>> Begin Data extract
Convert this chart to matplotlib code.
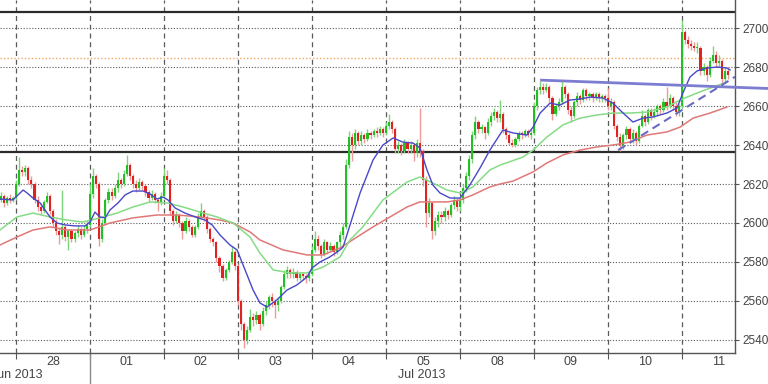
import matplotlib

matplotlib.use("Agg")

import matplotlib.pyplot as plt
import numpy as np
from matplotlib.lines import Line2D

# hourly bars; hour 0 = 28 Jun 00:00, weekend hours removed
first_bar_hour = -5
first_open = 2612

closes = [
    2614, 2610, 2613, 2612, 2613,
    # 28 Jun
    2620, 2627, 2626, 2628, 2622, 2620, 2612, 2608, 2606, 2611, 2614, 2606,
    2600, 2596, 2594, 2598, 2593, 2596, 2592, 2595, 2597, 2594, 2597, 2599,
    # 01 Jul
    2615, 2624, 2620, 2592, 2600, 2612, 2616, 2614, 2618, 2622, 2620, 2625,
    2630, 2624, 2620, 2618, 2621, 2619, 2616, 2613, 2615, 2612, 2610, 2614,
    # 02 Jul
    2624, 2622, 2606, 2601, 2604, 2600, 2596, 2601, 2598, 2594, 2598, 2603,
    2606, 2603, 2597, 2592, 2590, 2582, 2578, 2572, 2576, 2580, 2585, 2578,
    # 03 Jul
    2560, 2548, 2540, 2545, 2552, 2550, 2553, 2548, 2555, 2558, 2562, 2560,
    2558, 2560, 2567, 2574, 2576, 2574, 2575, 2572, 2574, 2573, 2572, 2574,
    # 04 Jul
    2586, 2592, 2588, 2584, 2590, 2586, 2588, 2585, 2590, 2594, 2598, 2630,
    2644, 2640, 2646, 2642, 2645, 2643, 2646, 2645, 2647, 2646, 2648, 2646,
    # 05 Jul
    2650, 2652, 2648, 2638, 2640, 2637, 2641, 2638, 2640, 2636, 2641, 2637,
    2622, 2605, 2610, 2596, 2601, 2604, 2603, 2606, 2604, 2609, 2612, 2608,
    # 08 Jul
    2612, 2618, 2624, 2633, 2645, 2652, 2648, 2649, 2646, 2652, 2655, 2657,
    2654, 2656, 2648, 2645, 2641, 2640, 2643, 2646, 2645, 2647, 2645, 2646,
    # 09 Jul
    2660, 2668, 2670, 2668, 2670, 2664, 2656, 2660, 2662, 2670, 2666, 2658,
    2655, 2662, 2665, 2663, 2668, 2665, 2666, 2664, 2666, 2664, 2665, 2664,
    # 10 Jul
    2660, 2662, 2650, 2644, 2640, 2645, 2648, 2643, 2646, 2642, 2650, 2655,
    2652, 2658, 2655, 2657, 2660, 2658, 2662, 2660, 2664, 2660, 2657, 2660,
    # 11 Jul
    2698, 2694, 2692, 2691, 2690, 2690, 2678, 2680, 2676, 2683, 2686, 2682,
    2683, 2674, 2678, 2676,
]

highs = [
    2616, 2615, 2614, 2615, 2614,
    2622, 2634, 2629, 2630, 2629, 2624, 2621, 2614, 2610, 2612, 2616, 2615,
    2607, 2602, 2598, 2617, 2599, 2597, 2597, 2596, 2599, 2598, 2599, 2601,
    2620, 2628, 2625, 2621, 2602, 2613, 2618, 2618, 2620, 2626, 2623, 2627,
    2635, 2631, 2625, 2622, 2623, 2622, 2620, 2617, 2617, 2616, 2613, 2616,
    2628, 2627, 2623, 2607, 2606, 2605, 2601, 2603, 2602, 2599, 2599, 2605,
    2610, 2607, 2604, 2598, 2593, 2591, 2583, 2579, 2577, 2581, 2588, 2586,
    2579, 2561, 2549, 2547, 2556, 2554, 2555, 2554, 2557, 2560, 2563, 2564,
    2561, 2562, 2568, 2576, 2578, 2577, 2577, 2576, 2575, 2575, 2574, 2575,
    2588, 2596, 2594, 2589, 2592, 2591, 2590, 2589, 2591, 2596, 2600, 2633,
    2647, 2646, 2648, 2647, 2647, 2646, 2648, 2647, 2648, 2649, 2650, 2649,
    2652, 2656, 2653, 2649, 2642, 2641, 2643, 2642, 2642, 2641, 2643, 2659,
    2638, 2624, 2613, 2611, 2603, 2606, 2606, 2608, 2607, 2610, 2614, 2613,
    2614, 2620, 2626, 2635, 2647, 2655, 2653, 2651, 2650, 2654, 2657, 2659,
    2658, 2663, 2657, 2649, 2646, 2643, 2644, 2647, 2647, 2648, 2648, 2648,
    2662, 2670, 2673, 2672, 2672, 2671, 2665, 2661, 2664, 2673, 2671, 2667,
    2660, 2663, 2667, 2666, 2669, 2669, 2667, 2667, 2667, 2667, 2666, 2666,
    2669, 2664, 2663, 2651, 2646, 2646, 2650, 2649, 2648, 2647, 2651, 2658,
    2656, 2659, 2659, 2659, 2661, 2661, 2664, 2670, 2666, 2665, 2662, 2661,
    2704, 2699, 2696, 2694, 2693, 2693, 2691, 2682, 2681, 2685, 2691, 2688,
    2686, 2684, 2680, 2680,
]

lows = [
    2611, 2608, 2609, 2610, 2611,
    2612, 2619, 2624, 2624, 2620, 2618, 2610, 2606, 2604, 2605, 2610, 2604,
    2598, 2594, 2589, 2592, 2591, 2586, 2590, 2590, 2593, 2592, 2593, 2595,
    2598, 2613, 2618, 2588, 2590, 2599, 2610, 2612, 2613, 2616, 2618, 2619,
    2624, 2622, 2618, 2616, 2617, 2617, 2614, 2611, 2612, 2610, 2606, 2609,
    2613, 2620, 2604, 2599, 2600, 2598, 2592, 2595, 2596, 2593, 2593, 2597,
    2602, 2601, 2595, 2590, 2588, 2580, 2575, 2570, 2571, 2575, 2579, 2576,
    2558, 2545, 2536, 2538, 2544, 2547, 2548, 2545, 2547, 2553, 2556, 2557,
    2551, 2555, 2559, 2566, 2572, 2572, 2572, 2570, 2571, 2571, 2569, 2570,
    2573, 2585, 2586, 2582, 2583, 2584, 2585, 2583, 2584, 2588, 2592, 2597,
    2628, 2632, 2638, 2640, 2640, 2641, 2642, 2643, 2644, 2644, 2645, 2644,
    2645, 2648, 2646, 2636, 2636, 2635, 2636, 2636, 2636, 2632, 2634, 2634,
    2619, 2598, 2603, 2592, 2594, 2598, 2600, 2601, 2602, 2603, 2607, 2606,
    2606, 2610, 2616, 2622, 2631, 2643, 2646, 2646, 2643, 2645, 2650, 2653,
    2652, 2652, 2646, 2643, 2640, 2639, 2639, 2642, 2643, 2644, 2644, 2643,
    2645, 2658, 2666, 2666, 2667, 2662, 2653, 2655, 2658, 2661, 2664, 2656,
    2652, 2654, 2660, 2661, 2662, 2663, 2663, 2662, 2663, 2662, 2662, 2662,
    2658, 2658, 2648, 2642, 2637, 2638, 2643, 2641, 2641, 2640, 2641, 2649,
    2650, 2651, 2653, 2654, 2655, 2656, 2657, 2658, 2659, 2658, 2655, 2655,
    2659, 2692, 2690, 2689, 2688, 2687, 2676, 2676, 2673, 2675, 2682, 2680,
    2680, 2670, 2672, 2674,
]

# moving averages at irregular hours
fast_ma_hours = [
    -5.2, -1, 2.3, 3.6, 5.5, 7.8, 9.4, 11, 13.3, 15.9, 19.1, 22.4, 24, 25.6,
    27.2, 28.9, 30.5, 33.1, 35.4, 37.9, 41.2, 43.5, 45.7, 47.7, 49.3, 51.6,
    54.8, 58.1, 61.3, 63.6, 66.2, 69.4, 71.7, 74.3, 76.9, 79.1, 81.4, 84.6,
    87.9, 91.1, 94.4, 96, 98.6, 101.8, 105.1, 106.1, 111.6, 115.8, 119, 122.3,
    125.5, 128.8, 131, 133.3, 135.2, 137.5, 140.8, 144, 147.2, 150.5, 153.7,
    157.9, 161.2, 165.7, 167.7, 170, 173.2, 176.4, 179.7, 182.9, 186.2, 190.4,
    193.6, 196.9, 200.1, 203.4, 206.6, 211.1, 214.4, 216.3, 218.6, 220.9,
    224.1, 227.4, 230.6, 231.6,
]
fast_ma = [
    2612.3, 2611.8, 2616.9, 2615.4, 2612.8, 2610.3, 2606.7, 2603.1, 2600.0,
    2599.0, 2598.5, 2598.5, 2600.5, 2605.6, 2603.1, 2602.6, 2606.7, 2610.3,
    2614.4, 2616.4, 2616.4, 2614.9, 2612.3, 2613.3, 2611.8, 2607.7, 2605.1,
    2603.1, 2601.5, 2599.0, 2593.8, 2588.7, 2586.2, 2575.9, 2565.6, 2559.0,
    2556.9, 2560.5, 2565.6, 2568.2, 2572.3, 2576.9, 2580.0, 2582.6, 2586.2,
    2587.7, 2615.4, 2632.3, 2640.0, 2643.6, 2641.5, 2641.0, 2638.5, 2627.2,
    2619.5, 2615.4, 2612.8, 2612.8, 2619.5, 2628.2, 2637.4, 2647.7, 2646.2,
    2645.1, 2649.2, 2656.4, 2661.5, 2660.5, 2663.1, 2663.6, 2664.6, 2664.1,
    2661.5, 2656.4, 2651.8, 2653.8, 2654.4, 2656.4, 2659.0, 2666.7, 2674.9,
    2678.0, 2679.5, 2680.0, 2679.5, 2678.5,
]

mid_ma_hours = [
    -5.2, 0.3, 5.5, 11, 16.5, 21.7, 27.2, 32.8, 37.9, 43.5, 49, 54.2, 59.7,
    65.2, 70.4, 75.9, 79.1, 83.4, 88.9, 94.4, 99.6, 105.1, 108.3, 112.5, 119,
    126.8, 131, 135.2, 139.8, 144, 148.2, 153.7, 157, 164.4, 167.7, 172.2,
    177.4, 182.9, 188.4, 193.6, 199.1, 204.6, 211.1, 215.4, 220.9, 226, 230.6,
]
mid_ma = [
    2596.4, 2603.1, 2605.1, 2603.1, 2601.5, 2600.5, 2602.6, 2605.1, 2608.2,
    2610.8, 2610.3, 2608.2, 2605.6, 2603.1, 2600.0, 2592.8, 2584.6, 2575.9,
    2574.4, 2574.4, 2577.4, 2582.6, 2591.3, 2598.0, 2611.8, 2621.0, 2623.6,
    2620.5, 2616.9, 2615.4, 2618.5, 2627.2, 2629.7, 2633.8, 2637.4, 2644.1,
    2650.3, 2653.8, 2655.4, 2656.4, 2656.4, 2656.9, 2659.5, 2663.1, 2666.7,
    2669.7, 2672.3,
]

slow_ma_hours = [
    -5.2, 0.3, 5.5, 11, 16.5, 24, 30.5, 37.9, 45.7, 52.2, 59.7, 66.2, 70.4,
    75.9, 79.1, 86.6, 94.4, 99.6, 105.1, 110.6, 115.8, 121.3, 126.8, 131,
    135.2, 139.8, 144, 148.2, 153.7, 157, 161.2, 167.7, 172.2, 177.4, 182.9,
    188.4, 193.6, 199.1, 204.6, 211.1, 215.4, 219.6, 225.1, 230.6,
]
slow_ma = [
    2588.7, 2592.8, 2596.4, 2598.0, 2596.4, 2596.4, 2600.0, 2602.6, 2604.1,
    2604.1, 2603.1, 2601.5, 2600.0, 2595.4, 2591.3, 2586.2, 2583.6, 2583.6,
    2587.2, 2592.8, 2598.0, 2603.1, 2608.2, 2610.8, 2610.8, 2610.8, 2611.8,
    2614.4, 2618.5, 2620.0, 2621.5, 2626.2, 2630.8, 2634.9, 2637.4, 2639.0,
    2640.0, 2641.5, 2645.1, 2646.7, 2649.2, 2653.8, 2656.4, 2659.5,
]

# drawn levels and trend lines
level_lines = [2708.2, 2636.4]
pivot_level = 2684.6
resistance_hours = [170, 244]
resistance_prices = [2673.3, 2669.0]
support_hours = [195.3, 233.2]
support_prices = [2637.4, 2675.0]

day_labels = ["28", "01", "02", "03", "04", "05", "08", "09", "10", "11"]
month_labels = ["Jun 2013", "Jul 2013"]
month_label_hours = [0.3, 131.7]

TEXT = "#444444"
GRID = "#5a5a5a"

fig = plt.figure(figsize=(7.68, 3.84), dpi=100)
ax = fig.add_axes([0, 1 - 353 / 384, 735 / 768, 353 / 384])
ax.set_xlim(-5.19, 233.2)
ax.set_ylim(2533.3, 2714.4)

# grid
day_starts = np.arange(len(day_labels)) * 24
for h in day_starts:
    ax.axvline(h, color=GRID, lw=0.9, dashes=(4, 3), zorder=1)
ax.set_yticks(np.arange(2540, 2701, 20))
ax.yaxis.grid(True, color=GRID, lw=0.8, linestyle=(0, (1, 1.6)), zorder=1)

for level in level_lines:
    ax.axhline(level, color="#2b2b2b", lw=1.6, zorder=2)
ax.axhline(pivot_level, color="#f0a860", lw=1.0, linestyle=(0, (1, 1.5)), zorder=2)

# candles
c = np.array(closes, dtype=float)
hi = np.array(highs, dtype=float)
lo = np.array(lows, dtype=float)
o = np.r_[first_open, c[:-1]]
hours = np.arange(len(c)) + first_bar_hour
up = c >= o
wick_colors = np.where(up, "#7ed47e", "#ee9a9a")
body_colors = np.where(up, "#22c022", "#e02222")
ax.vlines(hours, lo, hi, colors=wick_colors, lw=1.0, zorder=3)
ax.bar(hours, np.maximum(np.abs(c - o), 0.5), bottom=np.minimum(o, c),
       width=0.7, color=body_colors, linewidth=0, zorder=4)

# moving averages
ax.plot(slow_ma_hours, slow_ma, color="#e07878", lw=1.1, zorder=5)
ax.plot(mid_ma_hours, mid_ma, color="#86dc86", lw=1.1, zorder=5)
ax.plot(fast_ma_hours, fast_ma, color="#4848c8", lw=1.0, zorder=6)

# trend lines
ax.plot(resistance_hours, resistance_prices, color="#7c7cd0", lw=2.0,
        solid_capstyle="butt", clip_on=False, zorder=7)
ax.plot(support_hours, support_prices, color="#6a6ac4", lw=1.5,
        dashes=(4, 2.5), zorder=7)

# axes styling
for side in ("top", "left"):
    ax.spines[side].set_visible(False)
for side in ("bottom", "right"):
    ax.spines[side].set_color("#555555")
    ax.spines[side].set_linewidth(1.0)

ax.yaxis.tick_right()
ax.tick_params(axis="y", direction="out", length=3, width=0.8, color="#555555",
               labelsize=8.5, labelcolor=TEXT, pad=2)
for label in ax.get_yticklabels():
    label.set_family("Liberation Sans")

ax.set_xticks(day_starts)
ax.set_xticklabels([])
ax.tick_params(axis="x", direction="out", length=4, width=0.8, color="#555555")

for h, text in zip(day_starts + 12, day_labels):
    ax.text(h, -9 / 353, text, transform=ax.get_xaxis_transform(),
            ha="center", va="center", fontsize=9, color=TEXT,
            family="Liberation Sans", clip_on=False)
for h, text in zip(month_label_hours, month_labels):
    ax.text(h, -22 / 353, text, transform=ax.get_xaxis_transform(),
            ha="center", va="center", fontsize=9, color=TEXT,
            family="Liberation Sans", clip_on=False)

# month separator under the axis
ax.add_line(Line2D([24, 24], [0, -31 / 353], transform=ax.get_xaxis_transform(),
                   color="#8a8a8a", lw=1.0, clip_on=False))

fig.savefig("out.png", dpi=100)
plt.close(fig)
>> End Data extract
§ **The request**
Repeat only the lines from the beginning of the material through the line containing "first_open = 2612", both ends kept, leaving pictures out.

§ **Correct answer**
Convert this chart to matplotlib code.
import matplotlib

matplotlib.use("Agg")

import matplotlib.pyplot as plt
import numpy as np
from matplotlib.lines import Line2D

# hourly bars; hour 0 = 28 Jun 00:00, weekend hours removed
first_bar_hour = -5
first_open = 2612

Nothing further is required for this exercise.